Feedback & adjust: Guiding even the little things

Each week, they get together to look at what the learner has built over the week. They discuss problems, and each week the mentor identifies areas the learner needs to improve on. For example, the first couple of weeks they choose to work on the tooling - which IDE to use, the shortcuts, setting up a proper desk for long coding sessions and so forth. The learner sees the benefit of a 1:1 mentor quickly, since he never even thought about learning the IDE shortcuts properly - he never saw it suggested in the online forums.

Mental models: Building up a picture

Over time, the mentor shares their thoughts on how the learner should approach a problem. In the beginning, she guides the learner on writing clean and readable code.

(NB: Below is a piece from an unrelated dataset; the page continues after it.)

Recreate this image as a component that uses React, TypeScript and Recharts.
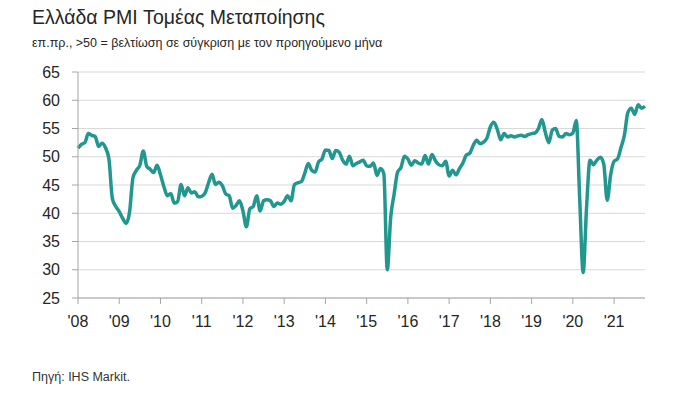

As he progresses, the mentor teaches him about when to use different design patterns and why they are useful. She draws on examples of seeing good practices in her workplace, and examples of what bad practice can result in.

The learner gradually builds up his own understanding of the mentor's tips and tricks, creating his own mental models. As he ingrains things like for loops, springboot libraries and transfers his development flow into muscle memory, he starts to think more about how the overall system is designed. He spends more time drawing diagrams and data flows, trying to account for things like disaster recovery and fault tolerance.

Continuing the journey

After 18 months, the learner has developed at an exponential rate, understanding more than most senior engineers would across their career. They have absorbed all their mentor's examples and lessons and have even started giving ideas and solution to their mentor, consulting on a couple of their problems.

The learner understands their continuous need to keep learning, and they eventually go on to develop a network of mentors which he calls on for various consultations. He accelerates through positions at work, driven by his desire to want to work on more challenging problems. He continues his daily practice, getting up early each morning before work to hone his craft. Now, he has a good enough view of the landscape to drive his own goals. Every so often, he slows down, but a quick call to one of his mentors gets him back on track.

Closing comments on Mastery

Having high bars for ourselves is always a good practice. Yes, someone could argue that they don't want to put too much pressure on themsleves. But let's be honest - how many of us really put too much pressure on ourselves? Isn't it better to be uncomfortable trying to achieve something difficult (and growing because of it) than to not have any difficult goal at all?